Implementation Checklist for Your Stack
If you’re building real-time features, here’s the decision tree:
Use persistent connections (WebSockets/SSE) for:
- Bidirectional real-time requirements
- High-frequency updates (>1 per 10 seconds)
- Battery-sensitive mobile applications
Apply throttling when:
- User actions trigger network calls
- You need predictable server load
- Input frequency varies wildly (typing, scrolling, resizing)
Apply debouncing when:
- You care about the “final” state, not intermediate steps
- Actions have natural completion points (search input, form fields)
- You want to avoid “in-progress” noise
Never send JSON over WebSockets for high-frequency events. Use binary protocols (MessagePack, Protocol Buffers, or raw binary frames).
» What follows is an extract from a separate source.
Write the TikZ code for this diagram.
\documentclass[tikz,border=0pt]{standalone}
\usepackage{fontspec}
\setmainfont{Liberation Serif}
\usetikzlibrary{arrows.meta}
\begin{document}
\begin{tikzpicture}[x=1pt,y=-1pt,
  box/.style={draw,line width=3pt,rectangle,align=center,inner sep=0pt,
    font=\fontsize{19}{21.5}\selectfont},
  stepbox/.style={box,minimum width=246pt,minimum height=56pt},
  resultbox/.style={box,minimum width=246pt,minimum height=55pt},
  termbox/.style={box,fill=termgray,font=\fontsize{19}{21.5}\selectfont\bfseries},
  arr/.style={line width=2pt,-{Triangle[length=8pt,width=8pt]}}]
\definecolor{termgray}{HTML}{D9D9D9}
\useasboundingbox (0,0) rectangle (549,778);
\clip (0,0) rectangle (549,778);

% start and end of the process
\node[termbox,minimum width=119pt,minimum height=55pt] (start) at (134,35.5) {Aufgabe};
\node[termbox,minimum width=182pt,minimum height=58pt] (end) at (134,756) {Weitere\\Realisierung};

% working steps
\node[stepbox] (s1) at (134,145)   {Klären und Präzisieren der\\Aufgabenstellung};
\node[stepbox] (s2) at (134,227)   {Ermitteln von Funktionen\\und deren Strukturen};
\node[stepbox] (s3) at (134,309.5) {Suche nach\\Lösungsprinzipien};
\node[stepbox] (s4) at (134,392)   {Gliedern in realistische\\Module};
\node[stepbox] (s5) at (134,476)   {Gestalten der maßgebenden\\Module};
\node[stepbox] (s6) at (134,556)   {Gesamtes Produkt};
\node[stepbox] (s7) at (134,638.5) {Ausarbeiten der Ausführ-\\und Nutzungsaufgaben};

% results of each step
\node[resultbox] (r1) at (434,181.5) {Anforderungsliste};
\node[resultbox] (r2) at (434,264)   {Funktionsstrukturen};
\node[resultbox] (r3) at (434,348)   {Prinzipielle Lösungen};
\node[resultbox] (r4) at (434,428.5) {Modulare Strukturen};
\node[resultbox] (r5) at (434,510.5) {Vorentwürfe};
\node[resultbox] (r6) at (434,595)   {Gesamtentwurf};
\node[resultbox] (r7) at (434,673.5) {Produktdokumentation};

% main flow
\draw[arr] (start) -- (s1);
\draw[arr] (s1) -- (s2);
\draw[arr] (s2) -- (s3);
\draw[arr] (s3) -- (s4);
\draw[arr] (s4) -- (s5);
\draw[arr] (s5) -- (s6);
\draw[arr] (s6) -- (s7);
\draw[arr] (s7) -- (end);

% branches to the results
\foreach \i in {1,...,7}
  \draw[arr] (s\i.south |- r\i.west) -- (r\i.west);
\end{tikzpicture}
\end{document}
The overhead difference between 500 bytes of JSON and 10 bytes of binary is the difference between scaling to millions and collapsing at thousands.
The Bottom Line
The “typing…” indicator is a microcosm of distributed systems engineering. It looks simple because the complexity is buried: binary protocols, throttled emissions, presence routing, and graceful degradation.
WhatsApp doesn’t handle billions of typing events by buying more servers. They handle it by not handling most events aggressively filtering, throttling, and dropping packets that don’t matter. The art is knowing which packets to keep.
If your real-time implementation sends HTTP requests for every keystroke, you’re not building a chat app. You’re building a distributed denial-of-service attack against your own infrastructure.